FTF-ER: Feature-Topology Fusion-Based Experience Replay Method for Continual Graph Learning
Jinhui Pang, Changqing Lin, Xiaoshuai Hao, Rong Yin, Zixuan Wang, Zhihui Zhang, Jinglin He, Huang Tai Sheng
TL;DR
This work tackles catastrophic forgetting in continual graph learning by redesigning experience replay to leverage both feature-level and global topological information. It introduces Feature-Topology Fusion-based Experience Replay (FTF-ER), which computes feature importance via GraNd and topology importance via a novel Hodge Potential Score, then fuses them into a single sampling criterion. Global topology is obtained through Hodge decomposition on graphs, enabling accurate node ranking without expanding the replay buffer with neighboring nodes, thus reducing storage and runtime costs.

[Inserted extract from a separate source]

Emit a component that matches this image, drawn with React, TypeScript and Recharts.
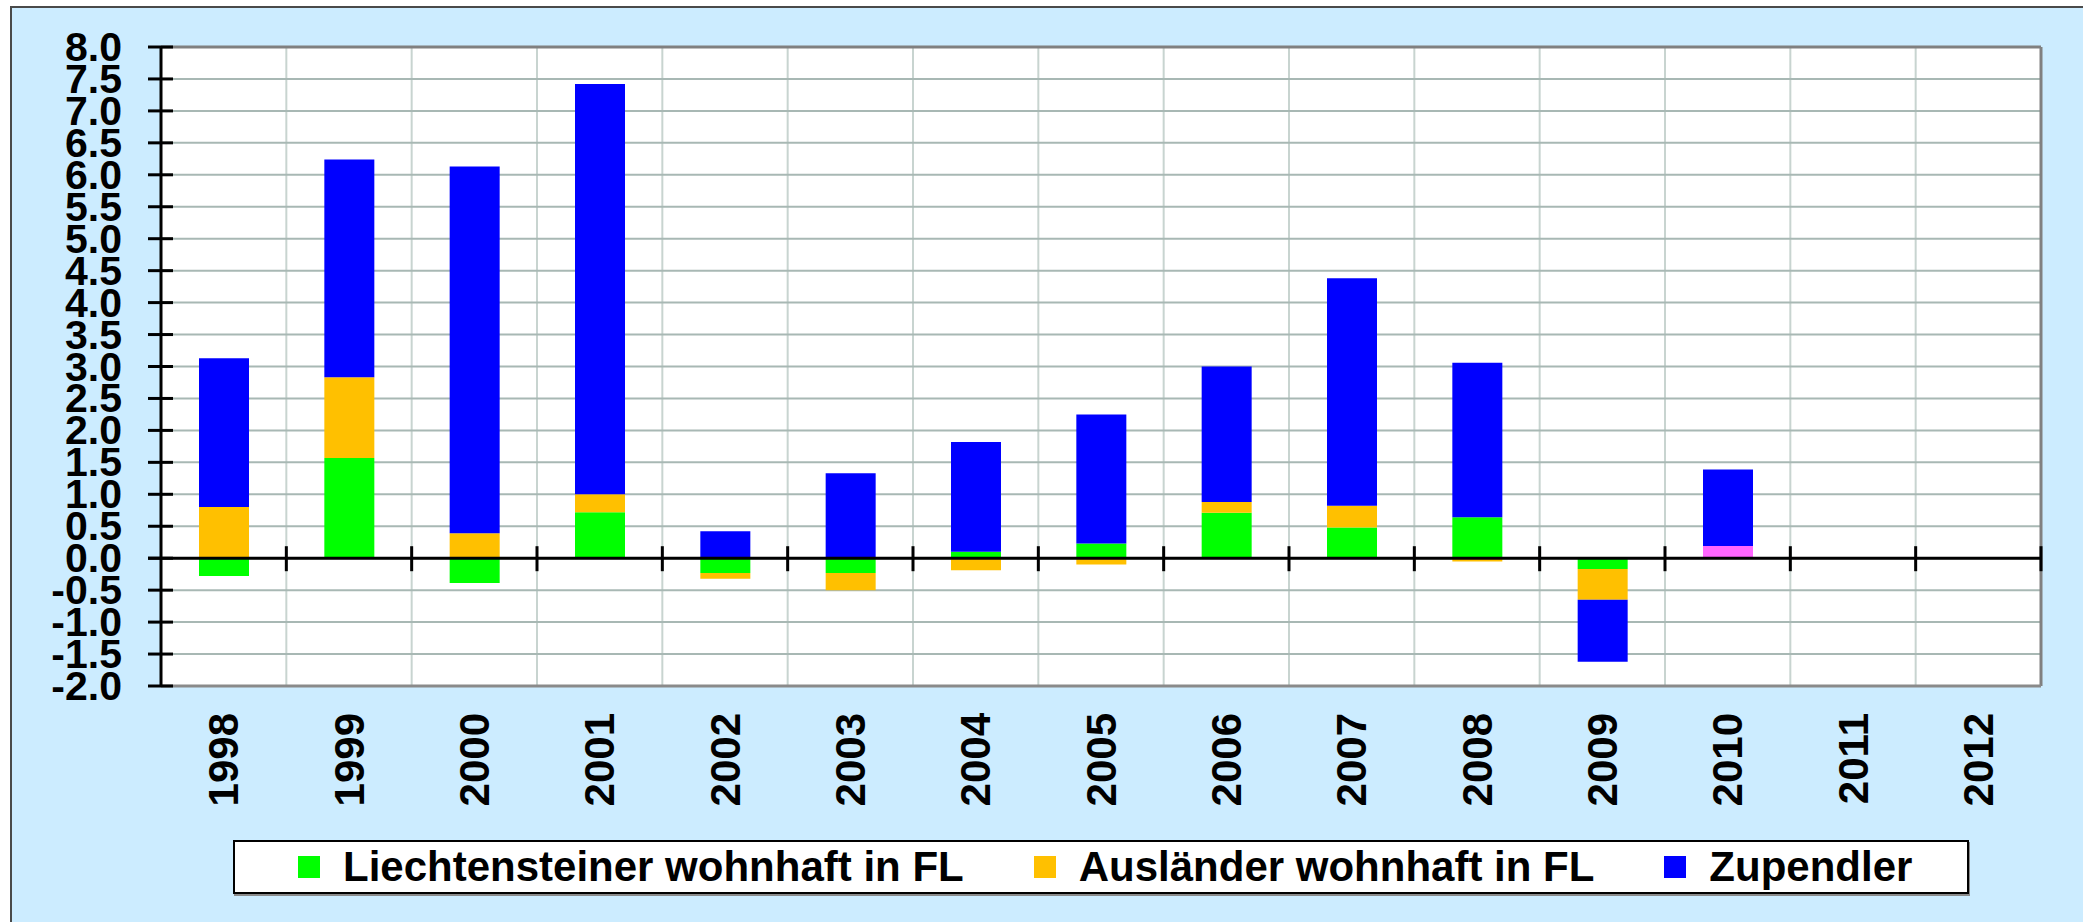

Empirical results on four public datasets show state-of-the-art accuracy and efficiency in class-incremental settings, with notable improvements on AA and AF on OGB-Arxiv, while maintaining buffer overhead comparable to topology-agnostic methods. The approach provides a principled and scalable means to utilize comprehensive graph data for continual learning in dynamic environments.
Abstract
Continual graph learning (CGL) is an important and challenging task that aims to extend static GNNs to dynamic task flow scenarios. As one of the mainstream CGL methods, the experience replay (ER) method receives widespread attention due to its superior performance. However, existing ER methods focus on identifying samples by feature significance or topological relevance, which limits their utilization of comprehensive graph data. In addition, the topology-based ER methods only consider local topological information and add neighboring nodes to the buffer, which ignores the global topological information and increases memory overhead. To bridge these gaps, we propose a novel method called Feature-Topology Fusion-based Experience Replay (FTF-ER) to effectively mitigate the catastrophic forgetting issue with enhanced efficiency. Specifically, from an overall perspective to maximize the utilization of the entire graph data, we propose a highly complementary approach including both feature and global topological information, which can significantly improve the effectiveness of the sampled nodes. Moreover, to further utilize global topological information, we propose Hodge Potential Score (HPS) as a novel module to calculate the topological importance of nodes. HPS derives a global node ranking via Hodge decomposition on graphs, providing more accurate global topological information compared to neighbor sampling. By excluding neighbor sampling, HPS significantly reduces buffer storage costs for acquiring topological information and simultaneously decreases training time. Compared with state-of-the-art methods, FTF-ER achieves a significant improvement of 3.6% in AA and 7.1% in AF on the OGB-Arxiv dataset, demonstrating its superior performance in the class-incremental learning setting.